Start of DATA EXCERPT

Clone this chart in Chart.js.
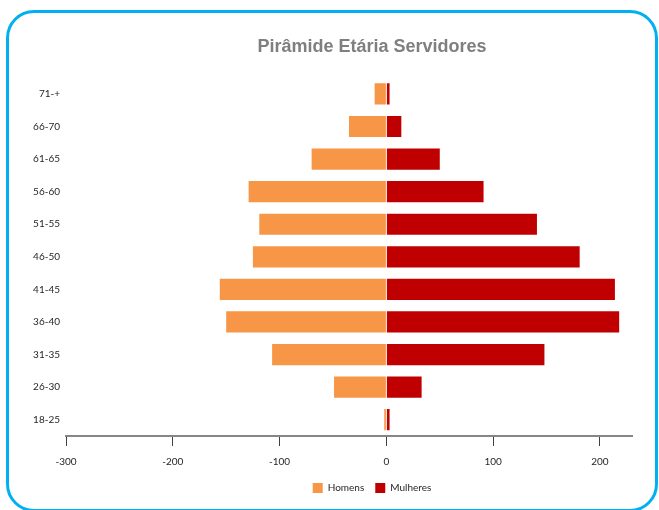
<!DOCTYPE html>
<html>
<head>
<meta charset="utf-8">
<script src="https://cdn.jsdelivr.net/npm/chart.js@4"></script>
<style>
  body { margin: 0; width: 659px; height: 510px; overflow: hidden; background: #fff; position: relative; }
  #frame { position: absolute; left: 6px; top: 10px; width: 652px; height: 502px; box-sizing: border-box;
           border: 3px solid #00b0f0; border-radius: 28px; }
  #c { position: absolute; left: 0; top: 0; }
</style>
</head>
<body>
<div id="frame"></div>
<canvas id="c" width="659" height="510"></canvas>
<script>
// faixas etárias, de cima para baixo
const faixas = ['71-+', '66-70', '61-65', '56-60', '51-55', '46-50', '41-45', '36-40', '31-35', '26-30', '18-25'];
const homens = [-11, -35, -70, -129, -119, -125, -156, -150, -107, -49, -2];
const mulheres = [3, 14, 50, 91, 141, 181, 214, 218, 148, 33, 3];
const xTicks = [-300, -200, -100, 0, 100, 200];

const labelFont = { family: 'Lato', size: 10 };

// title and legend sit centred on a band narrower than the canvas
const shiftBoxes = {
    id: 'shiftBoxes',
    afterLayout(chart) {
        const right = chart.chartArea.right;
        [chart.titleBlock, chart.legend].forEach(b => {
            b.left = right - 520;
            b.right = right;
            b.width = 520;
        });
    }
};

new Chart(document.getElementById('c'), {
    type: 'bar',
    data: {
        labels: faixas,
        datasets: [
            { label: 'Homens', data: homens, backgroundColor: '#f79646', borderWidth: 0 },
            { label: 'Mulheres', data: mulheres, backgroundColor: '#c00000', borderWidth: 0 }
        ]
    },
    options: {
        indexAxis: 'y',
        responsive: false,
        animation: false,
        devicePixelRatio: 1,
        barPercentage: 0.65,
        categoryPercentage: 1,
        layout: { padding: { left: 0, right: 27, top: 0, bottom: 7 } },
        scales: {
            x: {
                stacked: true,
                min: -300,
                max: 230,
                afterBuildTicks: s => { s.ticks = xTicks.map(v => ({ value: v })); },
                afterFit: s => { s.height -= 6; },
                grid: { drawOnChartArea: false, drawTicks: true, tickLength: 10, color: '#404040' },
                border: { display: true, color: '#868686', width: 2 },
                ticks: { font: labelFont, color: '#262626', padding: 10, maxRotation: 0 }
            },
            y: {
                stacked: true,
                afterFit: s => { s.width = 66; },
                grid: { display: false, drawTicks: false },
                border: { display: false },
                ticks: { font: labelFont, color: '#262626', padding: 6 }
            }
        },
        plugins: {
            title: {
                display: true,
                text: 'Pirâmide Etária Servidores',
                color: '#7f7f7f',
                font: { family: 'Liberation Sans', size: 18, weight: 'bold' },
                padding: { top: 36, bottom: 20 }
            },
            legend: {
                position: 'bottom',
                labels: { font: labelFont, color: '#262626', boxWidth: 10, boxHeight: 10, padding: 11 }
            },
            tooltip: { enabled: false }
        }
    },
    plugins: [shiftBoxes]
});
</script>
</body>
</html>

End of DATA EXCERPT

Write out the full listing verbatim, excluding its pictures.

Clone this chart in Chart.js.
<!DOCTYPE html>
<html>
<head>
<meta charset="utf-8">
<script src="https://cdn.jsdelivr.net/npm/chart.js@4"></script>
<style>
  body { margin: 0; width: 659px; height: 510px; overflow: hidden; background: #fff; position: relative; }
  #frame { position: absolute; left: 6px; top: 10px; width: 652px; height: 502px; box-sizing: border-box;
           border: 3px solid #00b0f0; border-radius: 28px; }
  #c { position: absolute; left: 0; top: 0; }
</style>
</head>
<body>
<div id="frame"></div>
<canvas id="c" width="659" height="510"></canvas>
<script>
// faixas etárias, de cima para baixo
const faixas = ['71-+', '66-70', '61-65', '56-60', '51-55', '46-50', '41-45', '36-40', '31-35', '26-30', '18-25'];
const homens = [-11, -35, -70, -129, -119, -125, -156, -150, -107, -49, -2];
const mulheres = [3, 14, 50, 91, 141, 181, 214, 218, 148, 33, 3];
const xTicks = [-300, -200, -100, 0, 100, 200];

const labelFont = { family: 'Lato', size: 10 };

// title and legend sit centred on a band narrower than the canvas
const shiftBoxes = {
    id: 'shiftBoxes',
    afterLayout(chart) {
        const right = chart.chartArea.right;
        [chart.titleBlock, chart.legend].forEach(b => {
            b.left = right - 520;
            b.right = right;
            b.width = 520;
        });
    }
};

new Chart(document.getElementById('c'), {
    type: 'bar',
    data: {
        labels: faixas,
        datasets: [
            { label: 'Homens', data: homens, backgroundColor: '#f79646', borderWidth: 0 },
            { label: 'Mulheres', data: mulheres, backgroundColor: '#c00000', borderWidth: 0 }
        ]
    },
    options: {
        indexAxis: 'y',
        responsive: false,
        animation: false,
        devicePixelRatio: 1,
        barPercentage: 0.65,
        categoryPercentage: 1,
        layout: { padding: { left: 0, right: 27, top: 0, bottom: 7 } },
        scales: {
            x: {
                stacked: true,
                min: -300,
                max: 230,
                afterBuildTicks: s => { s.ticks = xTicks.map(v => ({ value: v })); },
                afterFit: s => { s.height -= 6; },
                grid: { drawOnChartArea: false, drawTicks: true, tickLength: 10, color: '#404040' },
                border: { display: true, color: '#868686', width: 2 },
                ticks: { font: labelFont, color: '#262626', padding: 10, maxRotation: 0 }
            },
            y: {
                stacked: true,
                afterFit: s => { s.width = 66; },
                grid: { display: false, drawTicks: false },
                border: { display: false },
                ticks: { font: labelFont, color: '#262626', padding: 6 }
            }
        },
        plugins: {
            title: {
                display: true,
                text: 'Pirâmide Etária Servidores',
                color: '#7f7f7f',
                font: { family: 'Liberation Sans', size: 18, weight: 'bold' },
                padding: { top: 36, bottom: 20 }
            },
            legend: {
                position: 'bottom',
                labels: { font: labelFont, color: '#262626', boxWidth: 10, boxHeight: 10, padding: 11 }
            },
            tooltip: { enabled: false }
        }
    },
    plugins: [shiftBoxes]
});
</script>
</body>
</html>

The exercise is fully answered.